Instructions for the task: Write out each line word for word. Drop pictures.

Supplied information:

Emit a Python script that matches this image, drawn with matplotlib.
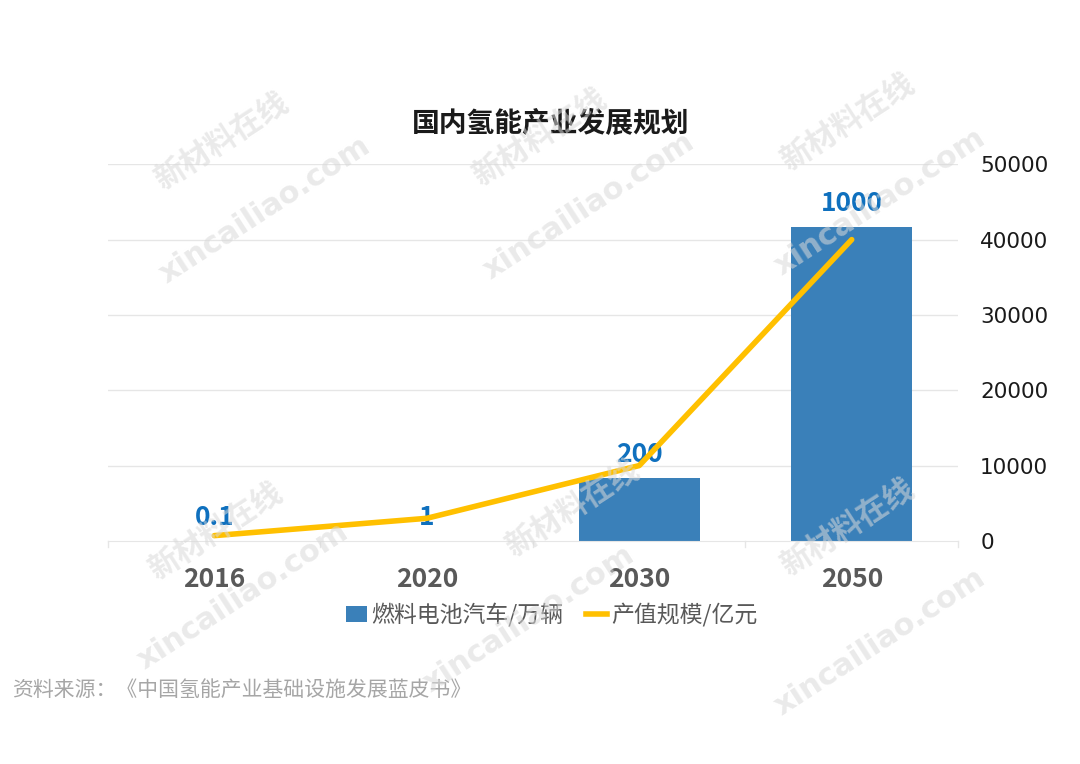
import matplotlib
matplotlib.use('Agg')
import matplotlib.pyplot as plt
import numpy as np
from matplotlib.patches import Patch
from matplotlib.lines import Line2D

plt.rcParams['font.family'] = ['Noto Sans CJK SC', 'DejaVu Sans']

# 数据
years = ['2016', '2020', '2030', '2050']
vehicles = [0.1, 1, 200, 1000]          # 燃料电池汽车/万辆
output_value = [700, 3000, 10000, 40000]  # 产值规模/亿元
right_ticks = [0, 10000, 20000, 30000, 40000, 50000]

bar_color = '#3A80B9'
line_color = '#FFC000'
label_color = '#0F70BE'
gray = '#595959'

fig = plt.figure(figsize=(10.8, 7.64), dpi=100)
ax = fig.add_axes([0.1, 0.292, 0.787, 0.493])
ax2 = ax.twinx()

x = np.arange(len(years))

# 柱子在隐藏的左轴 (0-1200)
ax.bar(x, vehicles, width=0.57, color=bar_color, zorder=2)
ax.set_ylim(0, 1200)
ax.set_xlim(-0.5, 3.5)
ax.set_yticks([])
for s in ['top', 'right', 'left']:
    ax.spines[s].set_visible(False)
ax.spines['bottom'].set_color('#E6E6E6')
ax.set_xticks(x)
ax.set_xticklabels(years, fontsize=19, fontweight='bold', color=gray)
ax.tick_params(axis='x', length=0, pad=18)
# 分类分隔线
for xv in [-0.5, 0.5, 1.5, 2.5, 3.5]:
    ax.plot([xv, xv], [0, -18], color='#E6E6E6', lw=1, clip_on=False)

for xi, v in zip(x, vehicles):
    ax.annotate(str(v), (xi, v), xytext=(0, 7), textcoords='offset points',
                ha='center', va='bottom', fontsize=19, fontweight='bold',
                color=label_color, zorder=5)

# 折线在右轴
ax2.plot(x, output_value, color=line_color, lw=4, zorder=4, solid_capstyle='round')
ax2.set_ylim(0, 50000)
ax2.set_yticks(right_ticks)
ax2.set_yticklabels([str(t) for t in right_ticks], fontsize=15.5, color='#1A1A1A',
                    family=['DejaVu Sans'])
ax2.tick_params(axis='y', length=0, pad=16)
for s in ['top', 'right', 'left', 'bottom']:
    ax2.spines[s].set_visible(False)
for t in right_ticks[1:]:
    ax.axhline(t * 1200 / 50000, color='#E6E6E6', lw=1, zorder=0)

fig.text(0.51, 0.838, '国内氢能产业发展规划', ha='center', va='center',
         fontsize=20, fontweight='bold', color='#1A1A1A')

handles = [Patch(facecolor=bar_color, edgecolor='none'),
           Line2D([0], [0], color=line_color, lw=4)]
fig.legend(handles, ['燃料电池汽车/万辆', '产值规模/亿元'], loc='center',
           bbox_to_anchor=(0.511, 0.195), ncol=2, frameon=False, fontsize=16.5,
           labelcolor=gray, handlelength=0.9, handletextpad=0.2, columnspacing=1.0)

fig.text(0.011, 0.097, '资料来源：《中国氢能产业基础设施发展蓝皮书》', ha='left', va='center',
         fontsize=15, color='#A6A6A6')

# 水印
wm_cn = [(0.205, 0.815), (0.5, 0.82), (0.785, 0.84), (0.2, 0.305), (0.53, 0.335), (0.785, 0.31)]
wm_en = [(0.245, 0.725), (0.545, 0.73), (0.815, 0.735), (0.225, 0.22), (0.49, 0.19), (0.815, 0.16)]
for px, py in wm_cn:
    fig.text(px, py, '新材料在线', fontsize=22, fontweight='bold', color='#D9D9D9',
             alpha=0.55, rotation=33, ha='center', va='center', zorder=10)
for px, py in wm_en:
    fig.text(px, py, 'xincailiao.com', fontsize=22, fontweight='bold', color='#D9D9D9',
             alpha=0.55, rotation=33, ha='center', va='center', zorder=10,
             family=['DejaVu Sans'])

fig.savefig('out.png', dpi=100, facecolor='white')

Response to this exercise:
Emit a Python script that matches this image, drawn with matplotlib.
import matplotlib
matplotlib.use('Agg')
import matplotlib.pyplot as plt
import numpy as np
from matplotlib.patches import Patch
from matplotlib.lines import Line2D

plt.rcParams['font.family'] = ['Noto Sans CJK SC', 'DejaVu Sans']

# 数据
years = ['2016', '2020', '2030', '2050']
vehicles = [0.1, 1, 200, 1000]          # 燃料电池汽车/万辆
output_value = [700, 3000, 10000, 40000]  # 产值规模/亿元
right_ticks = [0, 10000, 20000, 30000, 40000, 50000]

bar_color = '#3A80B9'
line_color = '#FFC000'
label_color = '#0F70BE'
gray = '#595959'

fig = plt.figure(figsize=(10.8, 7.64), dpi=100)
ax = fig.add_axes([0.1, 0.292, 0.787, 0.493])
ax2 = ax.twinx()

x = np.arange(len(years))

# 柱子在隐藏的左轴 (0-1200)
ax.bar(x, vehicles, width=0.57, color=bar_color, zorder=2)
ax.set_ylim(0, 1200)
ax.set_xlim(-0.5, 3.5)
ax.set_yticks([])
for s in ['top', 'right', 'left']:
    ax.spines[s].set_visible(False)
ax.spines['bottom'].set_color('#E6E6E6')
ax.set_xticks(x)
ax.set_xticklabels(years, fontsize=19, fontweight='bold', color=gray)
ax.tick_params(axis='x', length=0, pad=18)
# 分类分隔线
for xv in [-0.5, 0.5, 1.5, 2.5, 3.5]:
    ax.plot([xv, xv], [0, -18], color='#E6E6E6', lw=1, clip_on=False)

for xi, v in zip(x, vehicles):
    ax.annotate(str(v), (xi, v), xytext=(0, 7), textcoords='offset points',
                ha='center', va='bottom', fontsize=19, fontweight='bold',
                color=label_color, zorder=5)

# 折线在右轴
ax2.plot(x, output_value, color=line_color, lw=4, zorder=4, solid_capstyle='round')
ax2.set_ylim(0, 50000)
ax2.set_yticks(right_ticks)
ax2.set_yticklabels([str(t) for t in right_ticks], fontsize=15.5, color='#1A1A1A',
                    family=['DejaVu Sans'])
ax2.tick_params(axis='y', length=0, pad=16)
for s in ['top', 'right', 'left', 'bottom']:
    ax2.spines[s].set_visible(False)
for t in right_ticks[1:]:
    ax.axhline(t * 1200 / 50000, color='#E6E6E6', lw=1, zorder=0)

fig.text(0.51, 0.838, '国内氢能产业发展规划', ha='center', va='center',
         fontsize=20, fontweight='bold', color='#1A1A1A')

handles = [Patch(facecolor=bar_color, edgecolor='none'),
           Line2D([0], [0], color=line_color, lw=4)]
fig.legend(handles, ['燃料电池汽车/万辆', '产值规模/亿元'], loc='center',
           bbox_to_anchor=(0.511, 0.195), ncol=2, frameon=False, fontsize=16.5,
           labelcolor=gray, handlelength=0.9, handletextpad=0.2, columnspacing=1.0)

fig.text(0.011, 0.097, '资料来源：《中国氢能产业基础设施发展蓝皮书》', ha='left', va='center',
         fontsize=15, color='#A6A6A6')

# 水印
wm_cn = [(0.205, 0.815), (0.5, 0.82), (0.785, 0.84), (0.2, 0.305), (0.53, 0.335), (0.785, 0.31)]
wm_en = [(0.245, 0.725), (0.545, 0.73), (0.815, 0.735), (0.225, 0.22), (0.49, 0.19), (0.815, 0.16)]
for px, py in wm_cn:
    fig.text(px, py, '新材料在线', fontsize=22, fontweight='bold', color='#D9D9D9',
             alpha=0.55, rotation=33, ha='center', va='center', zorder=10)
for px, py in wm_en:
    fig.text(px, py, 'xincailiao.com', fontsize=22, fontweight='bold', color='#D9D9D9',
             alpha=0.55, rotation=33, ha='center', va='center', zorder=10,
             family=['DejaVu Sans'])

fig.savefig('out.png', dpi=100, facecolor='white')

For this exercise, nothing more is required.